Apple’s entry is less about stealing share from existing foldables and more about resetting the category’s addressable market. The key second-order effect is that a true Apple-branded foldable can convert a niche premium-device pool into a mainstream upgrade cycle, which should disproportionately benefit suppliers with the highest content per device and the cleanest exposure to iOS attachment rates. In other words, the trade is not just AAPL margin expansion; it is a supply-chain re-rating around display, hinge, and advanced component bottlenecks if launch volumes ramp faster than expected.

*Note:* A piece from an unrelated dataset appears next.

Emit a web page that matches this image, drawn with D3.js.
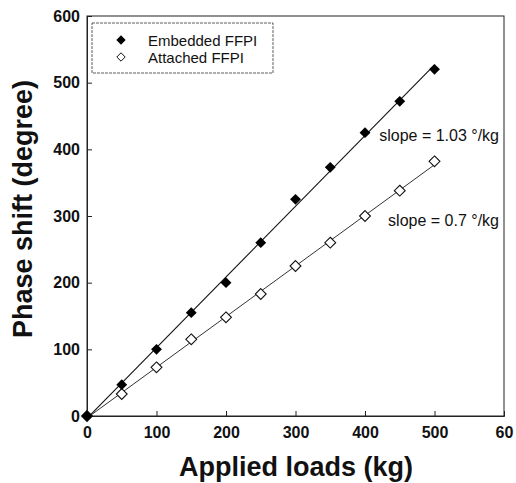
<!DOCTYPE html>
<html><head><meta charset="utf-8">
<script src="https://cdn.jsdelivr.net/npm/d3@7/dist/d3.min.js"></script>
<style>body{margin:0;background:#fff}svg{display:block}text{font-family:Arial,"Liberation Sans",sans-serif}</style>
</head><body><div id="chart"></div>
<script>
const loads = [0,50,100,150,200,250,300,350,400,450,500];
const embedded = [0,47,100,155,200,260,325,373,425,472,520];
const attached = [0,33,73,115,148,183,225,260,300,338,382];
const xTicks = [0,100,200,300,400,500,600];
const yTicks = [0,100,200,300,400,500,600];
const seriesNames = ["Embedded FFPI","Attached FFPI"];
const slopeLabels = ["slope = 1.03 °/kg","slope = 0.7 °/kg"];

const W=516,H=483;
const svg=d3.select("#chart").append("svg").attr("width",W).attr("height",H);
const x=d3.scaleLinear().domain([0,600]).range([87,504]);
const y=d3.scaleLinear().domain([0,600]).range([416,16]);

svg.append("rect").attr("x",87).attr("y",16).attr("width",417).attr("height",400)
  .attr("fill","none").attr("stroke","#222").attr("stroke-width",1);

const xa=svg.append("g").attr("transform","translate(0,416)")
  .call(d3.axisBottom(x).tickValues(xTicks).tickSize(-5).tickPadding(11).tickFormat(d=>d===600?"60":d));
const ya=svg.append("g").attr("transform","translate(87,0)")
  .call(d3.axisLeft(y).tickValues(yTicks).tickSize(-5).tickPadding(7));
[xa,ya].forEach(a=>{a.select(".domain").attr("stroke","#222");
  a.selectAll(".tick line").attr("stroke","#222");
  a.selectAll(".tick text").attr("font-size",16).attr("font-weight","bold").attr("fill","#111").attr("font-family","Arial,'Liberation Sans',sans-serif");});
xa.selectAll(".tick text").attr("dy","0.71em");

// least-squares fit lines through the measured points
function fit(ys){
  const mx=d3.mean(loads), my=d3.mean(ys);
  const sxy=d3.sum(loads,(v,i)=>(v-mx)*(ys[i]-my)), sxx=d3.sum(loads,v=>(v-mx)*(v-mx));
  const b=sxy/sxx, a=my-b*mx;
  const x0=d3.min(loads), x1=d3.max(loads);
  return [[x0,a+b*x0],[x1,a+b*x1]];
}
const line=d3.line().x(d=>x(d[0])).y(d=>y(d[1]));
svg.append("path").datum(fit(embedded)).attr("d",line).attr("fill","none").attr("stroke","#111").attr("stroke-width",1.1);
svg.append("path").datum(fit(attached)).attr("d",line).attr("fill","none").attr("stroke","#333").attr("stroke-width",1);

const diamond=d3.symbol().type(d3.symbolDiamond2).size(75);
svg.append("g").selectAll("path").data(attached).join("path")
  .attr("d",diamond).attr("transform",(d,i)=>`translate(${x(loads[i])},${y(d)})`)
  .attr("fill","#fff").attr("stroke","#111").attr("stroke-width",1.1);
svg.append("g").selectAll("path").data(embedded).join("path")
  .attr("d",diamond).attr("transform",(d,i)=>`translate(${x(loads[i])},${y(d)})`)
  .attr("fill","#000");

svg.append("rect").attr("x",92).attr("y",23).attr("width",181).attr("height",50)
  .attr("fill","#fff").attr("stroke","#333").attr("stroke-width",0.8).attr("stroke-dasharray","3,1");
const leg=svg.append("g");
seriesNames.forEach((n,i)=>{
  const cy=40+i*17;
  leg.append("path").attr("d",d3.symbol().type(d3.symbolDiamond2).size(i?45:55)())
    .attr("transform",`translate(121,${cy})`)
    .attr("fill",i?"#fff":"#000").attr("stroke","#111").attr("stroke-width",i?1:0);
  leg.append("text").attr("x",148).attr("y",cy+5.5).attr("font-size",15).attr("fill","#111").text(n);
});

svg.append("text").attr("x",499).attr("y",141).attr("text-anchor","end").attr("font-size",16).attr("fill","#111").text(slopeLabels[0]);
svg.append("text").attr("x",499).attr("y",226).attr("text-anchor","end").attr("font-size",16).attr("fill","#111").text(slopeLabels[1]);

svg.append("text").attr("x",296).attr("y",476).attr("text-anchor","middle").attr("font-size",27).attr("font-weight","bold").attr("fill","#111").text("Applied loads (kg)");
svg.append("text").attr("transform","translate(32,209) rotate(-90)").attr("text-anchor","middle").attr("font-size",27).attr("font-weight","bold").attr("fill","#111").text("Phase shift (degree)");
</script></body></html>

The most vulnerable names are the Android-first foldable incumbents, but the bigger risk sits with ecosystem monetization. If Apple’s foldable becomes a halo product, it can pull high-value users deeper into services, accessories, and carrier financing bundles, which tends to widen lifetime value beyond the handset gross margin. That dynamic is especially important over a 6-18 month horizon, because the market will likely focus on unit share while underestimating how quickly Apple can monetize mix shift across the installed base. The contrarian view is that consensus may be too comfortable extrapolating launch hype into durable penetration. Foldables still face durability, battery, and form-factor tradeoffs, and Apple’s own supply discipline usually caps the initial enthusiasm phase; the first 1-2 quarters may be a sell-the-news window if channel inventory is conservative or if replacement demand cannibalizes higher-margin iPhone Pro models. For GOOGL, the issue is not immediate foldable hardware share, but the risk that Android OEM differentiation narrows further, reducing ecosystem leverage and weakening premium Android attach economics over time.